What is clear is that the demand from consumer for accessing power is becoming more intense. Airplanes, cars trains and some busses now have to provide power sources available to their passengers.
This is especially troublesome for the aviation industry who are constantly battling with the need to reduce the weight of their aircrafts and having the power plugs in each seat only goes against this.
There is light at the end of the tunnel
All IoT devices must have power to deliver their promise of a more connected world. But this vision is currently being held back by the lack of flexibility and innovation in power solutions.
We need a solution to meet demand that is both innovative, cost effective and enables us to live the wireless dream. Solar power is a starting point, but the power levels are not strong enough to meet demands of most devices. But the thinking is right. What if we could harness the power of light to effectivity charge and power or devices? Not only is this very safe but it’s also highly effective.
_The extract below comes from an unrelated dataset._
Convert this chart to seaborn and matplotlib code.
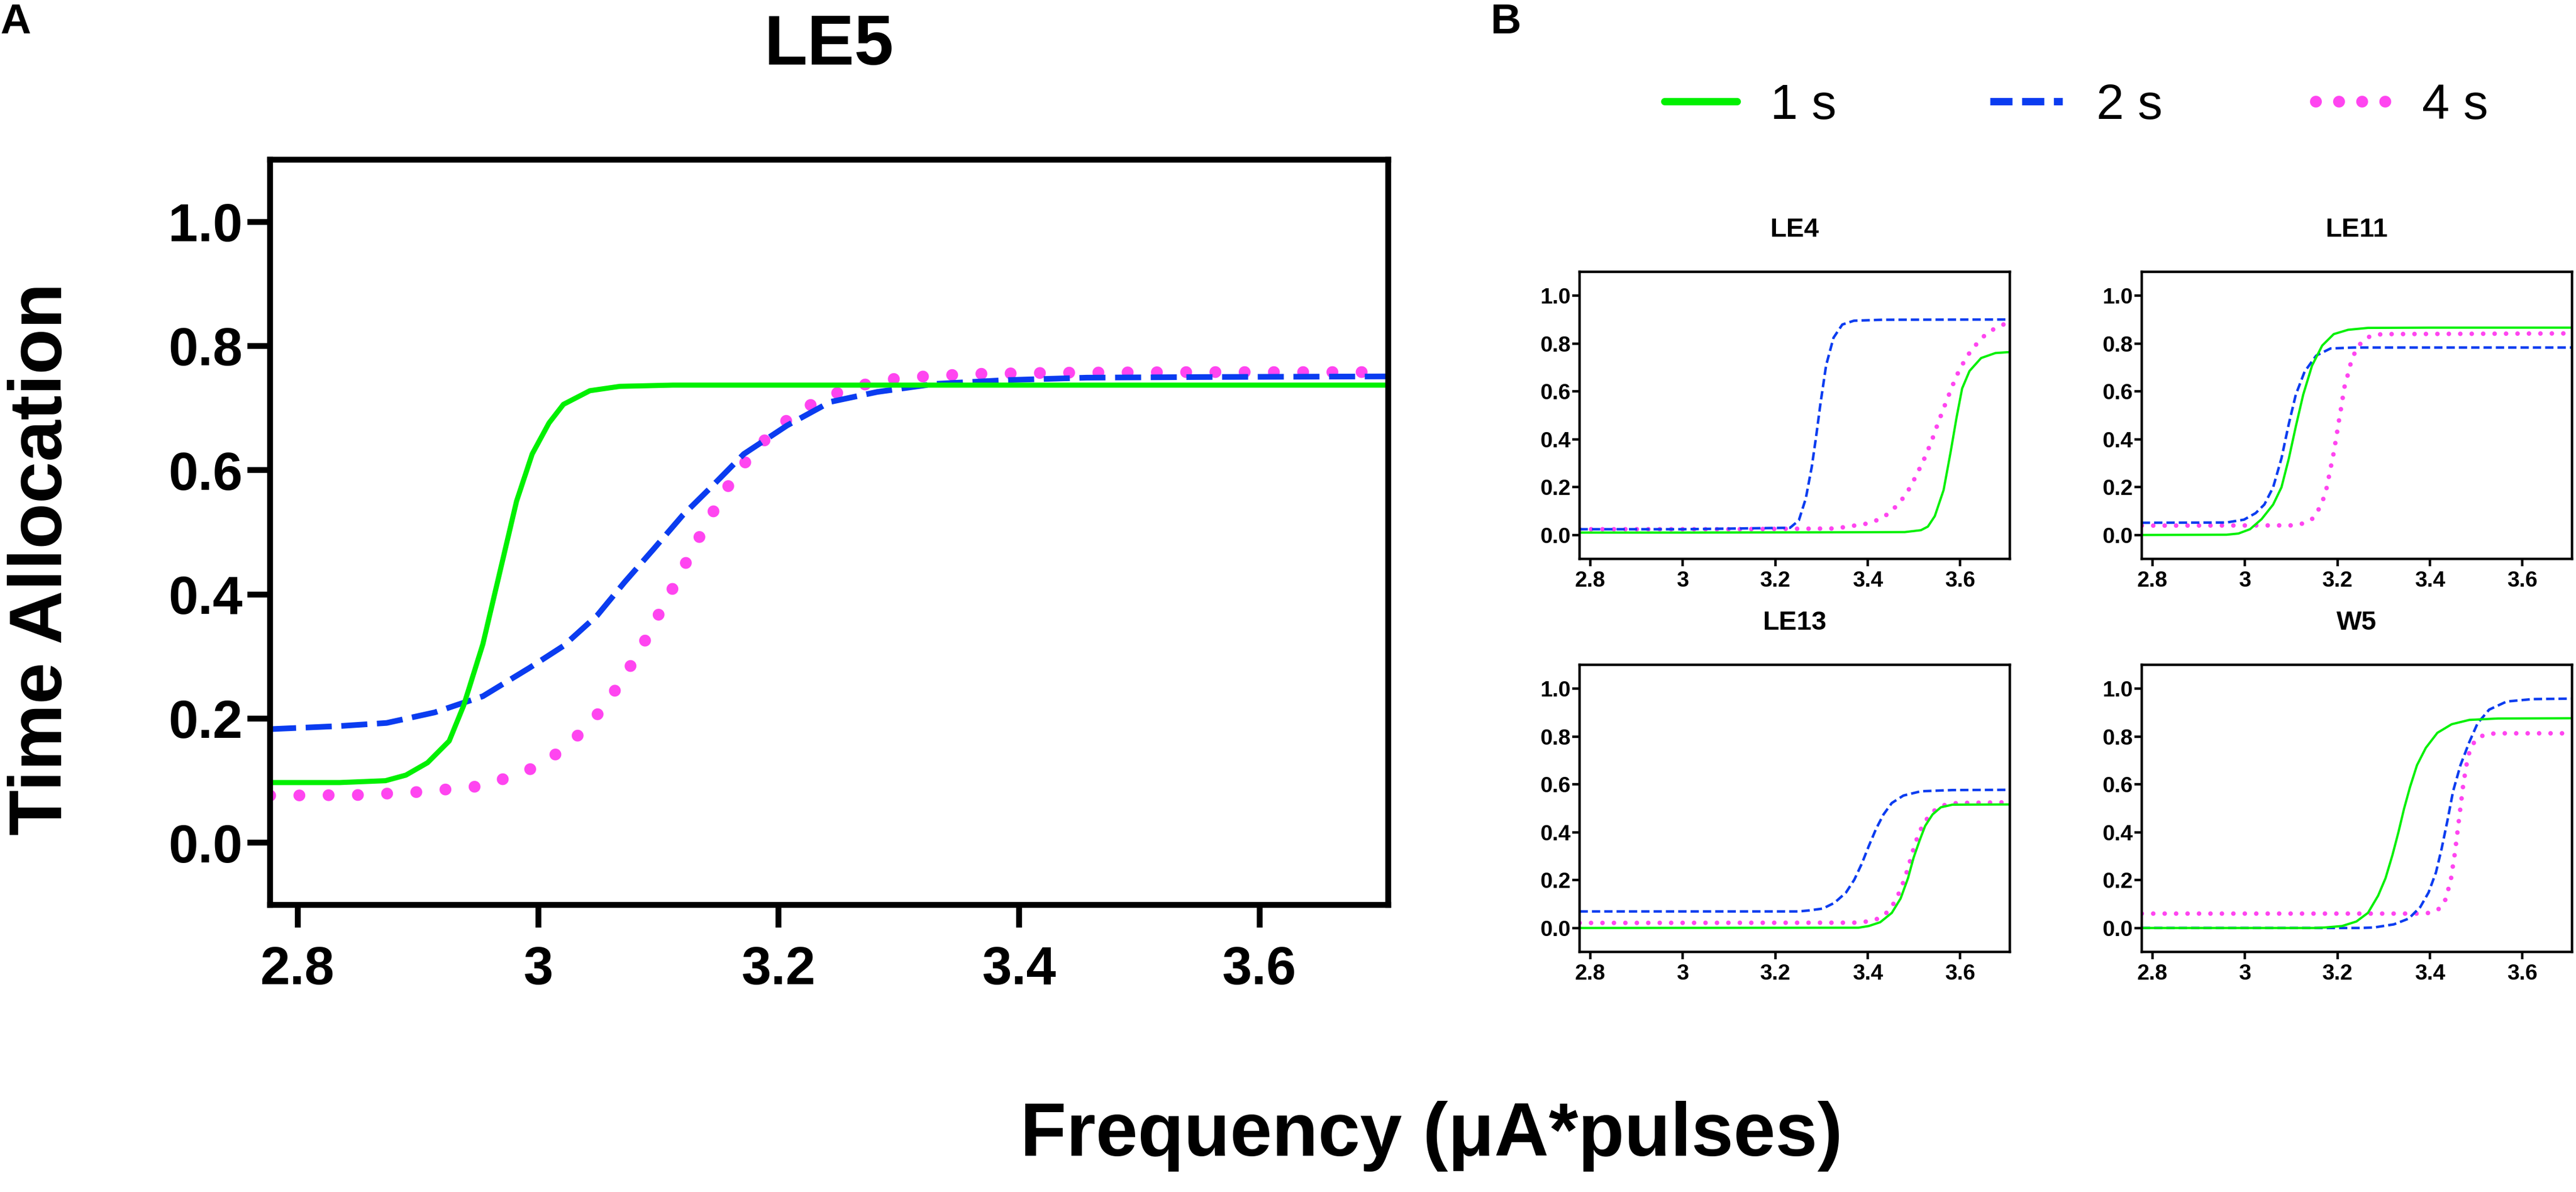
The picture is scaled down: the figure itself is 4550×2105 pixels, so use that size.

If wi-fi eliminated the data cord, then light can eliminate the power cable and battery
Imagine not needing to constantly be changing the batteries in your electric door /office locks or security cameras and sensors.
This is not a vision of the future or a dream. Through some of the smartest, most innovative minds we have harnessed infra-red light to power our devices. Power can be truly wireless, delivered on demand and remove the need for any more cables.
Now, Infrared light wireless power can be simply plugged into a wall, placed on a shelf or embedded to a light fixture solution. Afterall, we all need lights in a room, right?